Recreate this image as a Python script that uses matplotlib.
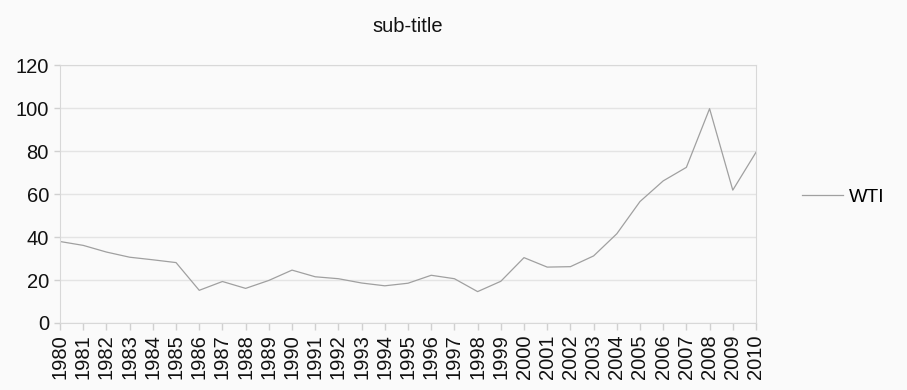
import matplotlib
matplotlib.use("Agg")
import matplotlib.pyplot as plt

# WTI crude oil, annual average price
years = list(range(1980, 2011))
wti = [37.9, 36.1, 33.0, 30.6, 29.4, 28.1, 15.2, 19.3, 16.1, 19.8,
       24.6, 21.5, 20.6, 18.6, 17.3, 18.5, 22.2, 20.6, 14.6, 19.4,
       30.4, 26.0, 26.2, 31.2, 41.5, 56.5, 66.1, 72.4, 99.7, 61.8,
       79.4]
yticks = [0, 20, 40, 60, 80, 100, 120]

plt.rcParams['font.family'] = ['Liberation Sans', 'DejaVu Sans']

fig = plt.figure(figsize=(9.07, 3.9), dpi=100, facecolor='#fafafa')
ax = fig.add_axes([0.0662, 0.1718, 0.7673, 0.6615])
ax.set_facecolor('#fafafa')

ax.plot(years, wti, color='#a0a0a0', linewidth=0.9, label='WTI')

ax.set_xlim(1980, 2010)
ax.set_ylim(0, 120)
ax.set_yticks(yticks)
ax.set_xticks(years)
ax.set_xticklabels([str(y) for y in years], rotation=90)
ax.grid(axis='y', color='#e4e4e4', linewidth=1)
ax.set_axisbelow(True)

for s in ax.spines.values():
    s.set_color('#d8d8d8')
ax.tick_params(axis='both', colors='#d0d0d0', labelcolor='#111111',
               labelsize=14.5, length=5, width=1, pad=3)
ax.tick_params(axis='y', length=4, pad=4)

ax.set_title('sub-title', fontsize=14.5, color='#111111', pad=24)

fig.legend(loc='center left', bbox_to_anchor=(0.884, 0.495), frameon=False,
           fontsize=14, handlelength=2.1, handletextpad=0.3,
           borderpad=0, borderaxespad=0)

fig.savefig('out.png', dpi=100, facecolor=fig.get_facecolor())
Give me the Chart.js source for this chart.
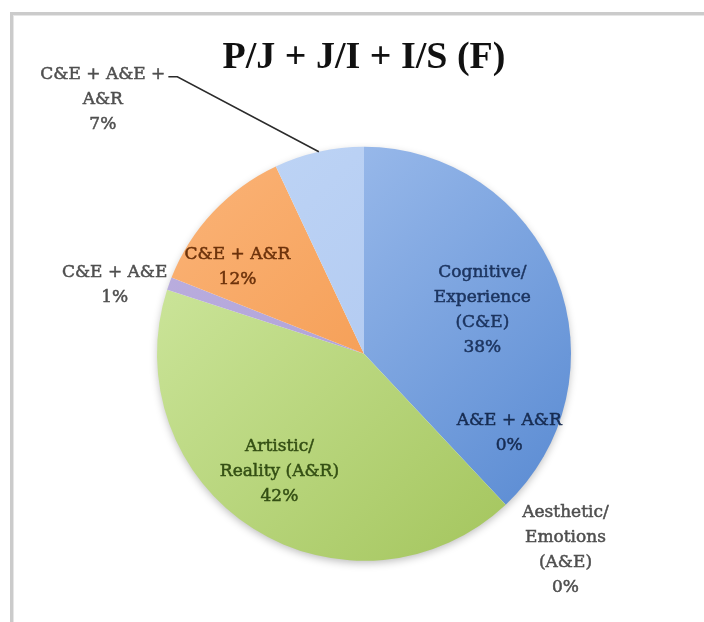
<!DOCTYPE html>
<html lang="en">
<head>
    <meta charset="UTF-8">
    <title>P/J + J/I + I/S (F)</title>
    <script src="https://cdn.jsdelivr.net/npm/chart.js"></script>
    <style>
        html, body {
            margin: 0;
            padding: 0;
            background: #ffffff;
        }
        .chart-wrap {
            position: relative;
            width: 704px;
            height: 622px;
        }
    </style>
</head>
<body>
    <div class="chart-wrap">
        <canvas id="pieChart"></canvas>
    </div>

    <script>
        // Data (clockwise from 12 o'clock)
        const categories = [
            ['Cognitive/', 'Experience', '(C&E)'],
            ['A&E + A&R'],
            ['Aesthetic/', 'Emotions', '(A&E)'],
            ['Artistic/', 'Reality (A&R)'],
            ['C&E + A&E'],
            ['C&E + A&R'],
            ['C&E + A&E +', 'A&R']
        ];
        const shares = [38, 0, 0, 42, 1, 12, 7];
        const chartTitle = 'P/J + J/I + I/S (F)';

        // Slice gradients: light at top, darker at bottom
        const fillTop = ['#adc8f2', '#6f9ee0', '#c96663', '#d3eba6', '#bdb1e0', '#fbb57a', '#c0d6f6'];
        const fillBottom = ['#5386d0', '#4a7cc4', '#b04a47', '#a0c257', '#a596d2', '#f08c38', '#a8c2ee'];

        // Label placement: angle shift (deg) from the slice middle, distance as share of radius
        const labelPlace = [
            { da: 1.2, rf: 0.61, color: '#1d3560' },
            { da: -18.1, rf: 0.80, color: '#172c52' },
            { da: -2.5, rf: 1.36, color: '#4f4f4f' },
            { da: 3.3, rf: 0.70, color: '#344f14' },
            { da: -4.3, rf: 1.25, color: '#4f4f4f' },
            { da: -8.9, rf: 0.74, color: '#6c320b' },
            { da: -33.2, rf: 1.76, color: '#4f4f4f', leader: true }
        ];

        const labelFont = '17px "DejaVu Serif", serif';
        const lineH = 25;

        function sliceFill(context) {
            const chart = context.chart;
            const area = chart.chartArea;
            const i = context.dataIndex;
            if (!area) return fillTop[i];
            const g = chart.ctx.createLinearGradient(area.left, area.top, area.right, area.bottom);
            g.addColorStop(0, fillTop[i]);
            g.addColorStop(1, fillBottom[i]);
            return g;
        }

        // Gray frame + soft shadow under the pie
        const framePlugin = {
            id: 'frame',
            beforeDraw(chart) {
                const ctx = chart.ctx;
                ctx.save();
                ctx.fillStyle = '#cbcbcb';
                ctx.fillRect(10, 12, 3, chart.height - 12);
                ctx.fillRect(10, 12, chart.width - 10, 3);
                ctx.fillStyle = '#e6e6e6';
                ctx.fillRect(13, 15, 1, chart.height - 15);
                ctx.fillRect(13, 15, chart.width - 13, 1);
                ctx.restore();
            },
            beforeDatasetsDraw(chart) {
                const arc = chart.getDatasetMeta(0).data[0];
                const ctx = chart.ctx;
                ctx.save();
                ctx.shadowColor = 'rgba(0, 0, 0, 0.28)';
                ctx.shadowBlur = 8;
                ctx.shadowOffsetY = 3;
                ctx.fillStyle = '#ffffff';
                ctx.beginPath();
                ctx.arc(arc.x, arc.y, arc.outerRadius - 1, 0, Math.PI * 2);
                ctx.fill();
                ctx.restore();
            }
        };

        // Slice labels: category lines + percentage
        const sliceLabels = {
            id: 'sliceLabels',
            afterDatasetsDraw(chart) {
                const ctx = chart.ctx;
                const arcs = chart.getDatasetMeta(0).data;
                ctx.save();
                ctx.font = labelFont;
                ctx.textAlign = 'center';
                ctx.textBaseline = 'middle';
                ctx.lineWidth = 0.5;
                arcs.forEach((arc, i) => {
                    const p = labelPlace[i];
                    const mid = (arc.startAngle + arc.endAngle) / 2 + p.da * Math.PI / 180;
                    const r = arc.outerRadius * p.rf;
                    const cx = arc.x + Math.cos(mid) * r;
                    const cy = arc.y + Math.sin(mid) * r;
                    const lines = categories[i].concat([shares[i] + '%']);
                    const y0 = cy - (lines.length - 1) * lineH / 2;
                    ctx.fillStyle = p.color;
                    ctx.strokeStyle = p.color;
                    lines.forEach((t, k) => {
                        ctx.fillText(t, cx, y0 + k * lineH);
                        ctx.strokeText(t, cx, y0 + k * lineH);
                    });
                    if (p.leader) {
                        const am = (arc.startAngle + arc.endAngle) / 2;
                        const w = ctx.measureText(lines[0]).width;
                        const sx = cx + w / 2 + 3;
                        ctx.save();
                        ctx.strokeStyle = '#2b2b2b';
                        ctx.lineWidth = 1.5;
                        ctx.beginPath();
                        ctx.moveTo(sx, y0 + 2);
                        ctx.lineTo(sx + 9, y0 + 2);
                        ctx.lineTo(arc.x + Math.cos(am) * arc.outerRadius, arc.y + Math.sin(am) * arc.outerRadius);
                        ctx.stroke();
                        ctx.restore();
                    }
                });
                ctx.restore();
            }
        };

        const pieCtx = document.getElementById('pieChart').getContext('2d');
        const pieChart = new Chart(pieCtx, {
            type: 'pie',
            data: {
                labels: categories,
                datasets: [{
                    data: shares,
                    backgroundColor: sliceFill,
                    borderWidth: 0
                }]
            },
            options: {
                responsive: true,
                maintainAspectRatio: false,
                animation: false,
                layout: {
                    padding: { top: 10, left: 157, right: 133, bottom: 61 }
                },
                plugins: {
                    legend: { display: false },
                    tooltip: { enabled: false },
                    title: {
                        display: true,
                        text: chartTitle,
                        color: '#111111',
                        font: { family: '"Liberation Serif", serif', size: 38, weight: 'bold', lineHeight: 1.2 },
                        padding: { top: 25, bottom: 66 }
                    }
                }
            },
            plugins: [framePlugin, sliceLabels]
        });
    </script>
</body>
</html>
========================================
### YOUR INSTRUCTIONS
All lines from the start of the entries above through the line containing "import matplotlib.pyplot as plt" are to be given again exactly; the pictures are not.

### TASK OUTPUT
Recreate this image as a Python script that uses matplotlib.
import matplotlib
matplotlib.use("Agg")
import matplotlib.pyplot as plt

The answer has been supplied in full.